## TASK DIRECTIONS
Reproduce each line of the material exactly, minus any picture.

- - -

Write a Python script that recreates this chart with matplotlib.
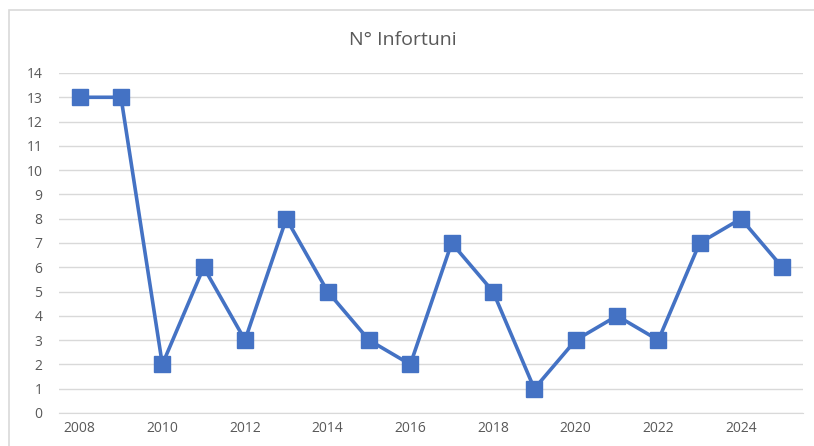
import matplotlib
matplotlib.use("Agg")
import matplotlib.pyplot as plt
from matplotlib.patches import Rectangle

years = [2008, 2009, 2010, 2011, 2012, 2013, 2014, 2015, 2016, 2017,
         2018, 2019, 2020, 2021, 2022, 2023, 2024, 2025]
infortuni = [13, 13, 2, 6, 3, 8, 5, 3, 2, 7, 5, 1, 3, 4, 3, 7, 8, 6]
y_ticks = list(range(0, 15))

plt.rcParams['font.family'] = ['Open Sans', 'DejaVu Sans']

W, H = 814, 446
fig = plt.figure(figsize=(W / 100, H / 100), dpi=100)
fig.patch.set_facecolor('white')

# outer chart frame
fig.patches.append(Rectangle((9 / W, -0.1), 1.2, 1 - 10 / H + 0.1,
                             transform=fig.transFigure, fill=False,
                             edgecolor='#d9d9d9', linewidth=1.2))

ax = fig.add_axes([59 / W, 1 - 413 / H, (803 - 59) / W, (413 - 73) / H])
x = list(range(len(years)))
ax.plot(x, infortuni, color='#4472C4', linewidth=2.6, marker='s',
        markersize=11, markerfacecolor='#4472C4', markeredgecolor='#4472C4',
        zorder=3, solid_joinstyle='round')

ax.set_xlim(-0.5, len(years) - 0.5)
ax.set_ylim(0, 14)
ax.set_yticks(y_ticks)
ax.set_yticklabels([str(v) for v in y_ticks])
ax.set_xticks(x[::2])
ax.set_xticklabels([str(years[i]) for i in x[::2]])
ax.grid(axis='y', color='#d9d9d9', linewidth=1.0)
ax.set_axisbelow(True)
for s in ax.spines.values():
    s.set_visible(False)
ax.spines['bottom'].set_visible(True)
ax.spines['bottom'].set_color('#d9d9d9')
ax.tick_params(axis='both', length=0, labelsize=10, labelcolor='#595959')
ax.tick_params(axis='y', pad=12)
ax.tick_params(axis='x', pad=6)

fig.text(0.5 - 4 / W, 1 - 40 / H, 'N° Infortuni', ha='center', va='center',
         fontsize=14, color='#595959')

fig.savefig('out.png', dpi=100)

- - -

## WRITTEN ANSWER
Write a Python script that recreates this chart with matplotlib.
import matplotlib
matplotlib.use("Agg")
import matplotlib.pyplot as plt
from matplotlib.patches import Rectangle

years = [2008, 2009, 2010, 2011, 2012, 2013, 2014, 2015, 2016, 2017,
         2018, 2019, 2020, 2021, 2022, 2023, 2024, 2025]
infortuni = [13, 13, 2, 6, 3, 8, 5, 3, 2, 7, 5, 1, 3, 4, 3, 7, 8, 6]
y_ticks = list(range(0, 15))

plt.rcParams['font.family'] = ['Open Sans', 'DejaVu Sans']

W, H = 814, 446
fig = plt.figure(figsize=(W / 100, H / 100), dpi=100)
fig.patch.set_facecolor('white')

# outer chart frame
fig.patches.append(Rectangle((9 / W, -0.1), 1.2, 1 - 10 / H + 0.1,
                             transform=fig.transFigure, fill=False,
                             edgecolor='#d9d9d9', linewidth=1.2))

ax = fig.add_axes([59 / W, 1 - 413 / H, (803 - 59) / W, (413 - 73) / H])
x = list(range(len(years)))
ax.plot(x, infortuni, color='#4472C4', linewidth=2.6, marker='s',
        markersize=11, markerfacecolor='#4472C4', markeredgecolor='#4472C4',
        zorder=3, solid_joinstyle='round')

ax.set_xlim(-0.5, len(years) - 0.5)
ax.set_ylim(0, 14)
ax.set_yticks(y_ticks)
ax.set_yticklabels([str(v) for v in y_ticks])
ax.set_xticks(x[::2])
ax.set_xticklabels([str(years[i]) for i in x[::2]])
ax.grid(axis='y', color='#d9d9d9', linewidth=1.0)
ax.set_axisbelow(True)
for s in ax.spines.values():
    s.set_visible(False)
ax.spines['bottom'].set_visible(True)
ax.spines['bottom'].set_color('#d9d9d9')
ax.tick_params(axis='both', length=0, labelsize=10, labelcolor='#595959')
ax.tick_params(axis='y', pad=12)
ax.tick_params(axis='x', pad=6)

fig.text(0.5 - 4 / W, 1 - 40 / H, 'N° Infortuni', ha='center', va='center',
         fontsize=14, color='#595959')

fig.savefig('out.png', dpi=100)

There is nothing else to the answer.